Directions for this task:
For the data below, report only the number of lines containing the string "matplotlib".

Data listing:

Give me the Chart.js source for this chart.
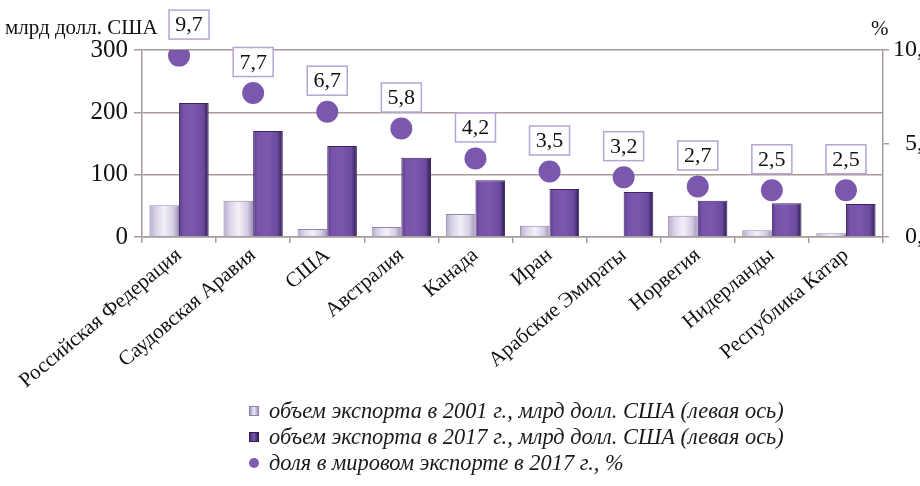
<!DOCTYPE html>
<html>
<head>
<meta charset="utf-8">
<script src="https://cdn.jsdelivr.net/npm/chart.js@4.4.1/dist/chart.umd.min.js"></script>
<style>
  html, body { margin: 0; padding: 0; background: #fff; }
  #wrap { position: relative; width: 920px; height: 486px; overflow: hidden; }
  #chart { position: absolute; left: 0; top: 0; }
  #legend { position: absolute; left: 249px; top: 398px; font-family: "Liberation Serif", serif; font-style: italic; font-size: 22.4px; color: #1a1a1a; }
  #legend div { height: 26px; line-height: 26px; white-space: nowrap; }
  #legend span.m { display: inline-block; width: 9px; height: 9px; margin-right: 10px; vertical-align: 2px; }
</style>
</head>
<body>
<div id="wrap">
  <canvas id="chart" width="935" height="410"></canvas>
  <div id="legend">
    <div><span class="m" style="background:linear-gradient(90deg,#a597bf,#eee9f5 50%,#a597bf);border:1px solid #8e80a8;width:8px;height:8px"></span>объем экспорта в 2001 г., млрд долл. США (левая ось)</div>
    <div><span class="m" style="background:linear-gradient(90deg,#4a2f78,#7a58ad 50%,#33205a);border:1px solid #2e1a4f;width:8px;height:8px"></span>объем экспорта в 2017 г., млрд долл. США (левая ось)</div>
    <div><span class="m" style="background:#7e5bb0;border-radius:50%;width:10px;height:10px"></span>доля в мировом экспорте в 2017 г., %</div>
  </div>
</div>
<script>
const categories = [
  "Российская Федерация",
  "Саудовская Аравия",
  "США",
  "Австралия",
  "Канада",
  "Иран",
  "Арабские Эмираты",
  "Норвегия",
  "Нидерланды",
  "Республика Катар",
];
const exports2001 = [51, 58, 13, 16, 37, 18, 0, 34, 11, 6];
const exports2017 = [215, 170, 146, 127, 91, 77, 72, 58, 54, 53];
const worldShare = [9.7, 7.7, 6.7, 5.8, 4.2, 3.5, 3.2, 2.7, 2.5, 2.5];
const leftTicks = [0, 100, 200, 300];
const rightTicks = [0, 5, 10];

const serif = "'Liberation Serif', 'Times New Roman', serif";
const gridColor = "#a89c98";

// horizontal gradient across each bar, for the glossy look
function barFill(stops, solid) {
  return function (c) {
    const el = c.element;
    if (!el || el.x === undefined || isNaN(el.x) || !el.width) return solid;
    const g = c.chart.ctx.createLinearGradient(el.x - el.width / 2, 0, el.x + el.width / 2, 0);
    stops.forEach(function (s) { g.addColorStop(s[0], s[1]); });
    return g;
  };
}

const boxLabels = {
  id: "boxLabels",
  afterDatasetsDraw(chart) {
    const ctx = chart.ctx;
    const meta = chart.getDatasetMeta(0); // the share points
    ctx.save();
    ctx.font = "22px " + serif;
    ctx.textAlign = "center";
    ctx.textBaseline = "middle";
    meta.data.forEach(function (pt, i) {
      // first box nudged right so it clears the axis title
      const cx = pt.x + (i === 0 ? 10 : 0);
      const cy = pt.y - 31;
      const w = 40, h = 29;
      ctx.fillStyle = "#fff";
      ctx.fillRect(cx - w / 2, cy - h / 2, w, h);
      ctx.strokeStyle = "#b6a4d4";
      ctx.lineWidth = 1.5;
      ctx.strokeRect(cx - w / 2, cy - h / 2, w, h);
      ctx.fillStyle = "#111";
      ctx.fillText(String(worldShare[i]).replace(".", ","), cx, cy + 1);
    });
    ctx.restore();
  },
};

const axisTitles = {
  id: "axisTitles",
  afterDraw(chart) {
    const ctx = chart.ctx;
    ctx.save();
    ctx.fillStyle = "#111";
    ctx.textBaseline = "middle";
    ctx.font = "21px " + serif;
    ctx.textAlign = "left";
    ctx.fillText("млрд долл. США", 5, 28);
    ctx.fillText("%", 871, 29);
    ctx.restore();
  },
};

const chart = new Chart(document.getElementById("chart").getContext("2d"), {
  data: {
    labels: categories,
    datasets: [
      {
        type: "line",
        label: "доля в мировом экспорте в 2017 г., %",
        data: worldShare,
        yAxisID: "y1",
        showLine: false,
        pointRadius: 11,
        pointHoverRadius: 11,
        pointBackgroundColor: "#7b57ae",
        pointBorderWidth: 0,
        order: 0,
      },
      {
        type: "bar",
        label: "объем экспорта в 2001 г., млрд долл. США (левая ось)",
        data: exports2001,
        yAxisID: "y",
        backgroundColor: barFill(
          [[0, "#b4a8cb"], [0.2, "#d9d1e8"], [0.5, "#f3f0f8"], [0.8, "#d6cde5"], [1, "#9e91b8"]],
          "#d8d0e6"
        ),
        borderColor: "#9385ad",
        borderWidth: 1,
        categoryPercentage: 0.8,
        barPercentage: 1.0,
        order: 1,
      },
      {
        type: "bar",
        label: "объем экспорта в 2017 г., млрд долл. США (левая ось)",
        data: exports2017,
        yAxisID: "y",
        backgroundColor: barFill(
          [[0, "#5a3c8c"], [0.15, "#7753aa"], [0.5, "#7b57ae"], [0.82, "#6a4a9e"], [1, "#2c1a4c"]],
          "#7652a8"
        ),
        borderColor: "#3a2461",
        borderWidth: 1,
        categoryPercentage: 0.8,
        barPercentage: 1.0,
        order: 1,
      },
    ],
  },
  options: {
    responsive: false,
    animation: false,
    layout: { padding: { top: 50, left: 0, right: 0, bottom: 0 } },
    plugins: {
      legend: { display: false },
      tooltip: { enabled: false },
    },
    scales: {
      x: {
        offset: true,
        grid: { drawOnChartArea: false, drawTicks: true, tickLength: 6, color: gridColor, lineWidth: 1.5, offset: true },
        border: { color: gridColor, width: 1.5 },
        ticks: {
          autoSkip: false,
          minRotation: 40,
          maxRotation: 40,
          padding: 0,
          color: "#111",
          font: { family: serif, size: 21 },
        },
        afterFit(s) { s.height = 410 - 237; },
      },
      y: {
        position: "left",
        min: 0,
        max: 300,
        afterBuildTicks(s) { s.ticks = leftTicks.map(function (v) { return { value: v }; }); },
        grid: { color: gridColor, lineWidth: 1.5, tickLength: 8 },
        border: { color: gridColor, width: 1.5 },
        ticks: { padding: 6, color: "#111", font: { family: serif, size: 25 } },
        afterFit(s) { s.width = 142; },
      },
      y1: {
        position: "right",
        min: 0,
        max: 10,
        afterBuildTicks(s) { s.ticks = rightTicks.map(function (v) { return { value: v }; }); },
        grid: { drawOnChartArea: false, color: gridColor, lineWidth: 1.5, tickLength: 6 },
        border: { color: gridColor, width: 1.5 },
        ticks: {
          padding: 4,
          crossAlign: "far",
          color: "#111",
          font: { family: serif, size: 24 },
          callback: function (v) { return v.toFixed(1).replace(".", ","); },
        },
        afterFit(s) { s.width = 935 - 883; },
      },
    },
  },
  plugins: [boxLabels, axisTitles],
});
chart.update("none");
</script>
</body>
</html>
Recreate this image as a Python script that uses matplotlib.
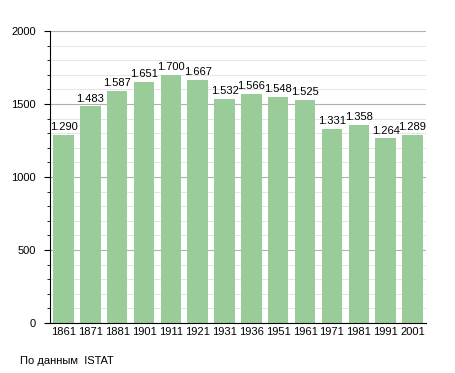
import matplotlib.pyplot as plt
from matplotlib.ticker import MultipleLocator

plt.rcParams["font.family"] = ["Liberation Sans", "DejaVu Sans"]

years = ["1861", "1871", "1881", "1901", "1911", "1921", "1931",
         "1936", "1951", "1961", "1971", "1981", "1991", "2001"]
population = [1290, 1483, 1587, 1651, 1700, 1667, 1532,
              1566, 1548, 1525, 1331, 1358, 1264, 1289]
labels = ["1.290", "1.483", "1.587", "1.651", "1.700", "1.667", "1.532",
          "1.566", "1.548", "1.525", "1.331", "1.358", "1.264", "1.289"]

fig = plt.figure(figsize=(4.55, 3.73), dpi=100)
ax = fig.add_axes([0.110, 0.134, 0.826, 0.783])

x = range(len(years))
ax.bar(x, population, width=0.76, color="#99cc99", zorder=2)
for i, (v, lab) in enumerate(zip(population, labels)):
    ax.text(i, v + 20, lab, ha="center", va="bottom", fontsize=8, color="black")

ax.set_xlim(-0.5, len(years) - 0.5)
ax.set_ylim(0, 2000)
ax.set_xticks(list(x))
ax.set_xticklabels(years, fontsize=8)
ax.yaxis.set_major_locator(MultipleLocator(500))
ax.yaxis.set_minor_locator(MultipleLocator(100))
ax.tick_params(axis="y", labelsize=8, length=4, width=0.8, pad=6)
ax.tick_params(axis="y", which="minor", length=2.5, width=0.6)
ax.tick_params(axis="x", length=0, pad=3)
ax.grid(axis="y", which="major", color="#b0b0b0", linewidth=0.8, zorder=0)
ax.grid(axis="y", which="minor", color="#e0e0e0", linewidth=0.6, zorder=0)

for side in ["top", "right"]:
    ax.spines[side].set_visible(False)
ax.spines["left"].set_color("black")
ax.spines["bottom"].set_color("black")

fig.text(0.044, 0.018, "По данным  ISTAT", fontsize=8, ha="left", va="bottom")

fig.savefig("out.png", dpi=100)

Answer to this task:
3